Life in Syria revolves around food.

A typical Syrian meal consists of a selection of mezzeh, (starters), baba ghanoug (eggplant salad), tabbouleh (a salad of wheat, parsley, lemon, oil tomatoes and dried mint), vine leaves, samboosik (pastries), labneh (thick yoghurt), kibbeh (croquettes of lamb) all accompanied by khoobz (flat Arabic bread).

This is followed by main meals to share – chicken and lamb kebabs and a variety of skewered meats. Staples also include falafels, hummous (chick pea dip) and rice. Syrian’s generally love their meat but there are many meat-free options available if you are vegetarian. In Damascus don’t miss maklooba (Damascus flavoured rice dish), and moolookhiye (a spinach like dish combining rice with either chicken or lamb).

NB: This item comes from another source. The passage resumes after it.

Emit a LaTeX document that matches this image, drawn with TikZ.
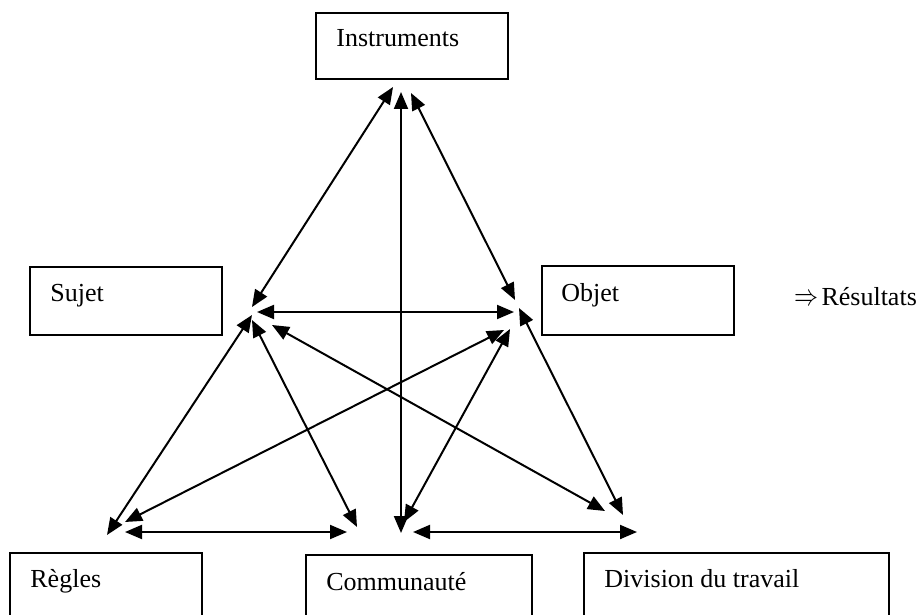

Deserts usually consist of fresh fruit depending on the crop of the season. In Syria don’t miss trying out toot shami, (prickly pear). If you want to try a sweet desert try mahalabiye, which is a desert made from milk custard, almonds and orange blossom essence. You can also find stringy sweet cheese and the traditional baklava.

Islam forbids eating pork and drinking alcohol…however, the consumption of alcohol is not forbidden in Syria. Arak is always drunk with mezze. Wine is also drunk with meals…the main wines to order are Ksara and Kefraya both originating from neighbouring Lebanon.

The most popular after dinner drink in Syria is Arabic coffee, it is black and syrupy and served in small cups. Tea is also popular and is served very sweet and black. Zhurat (equivalent of camomile tea) is also served after dinner in Damascus and also white coffee (rose blossom water added to boiling water).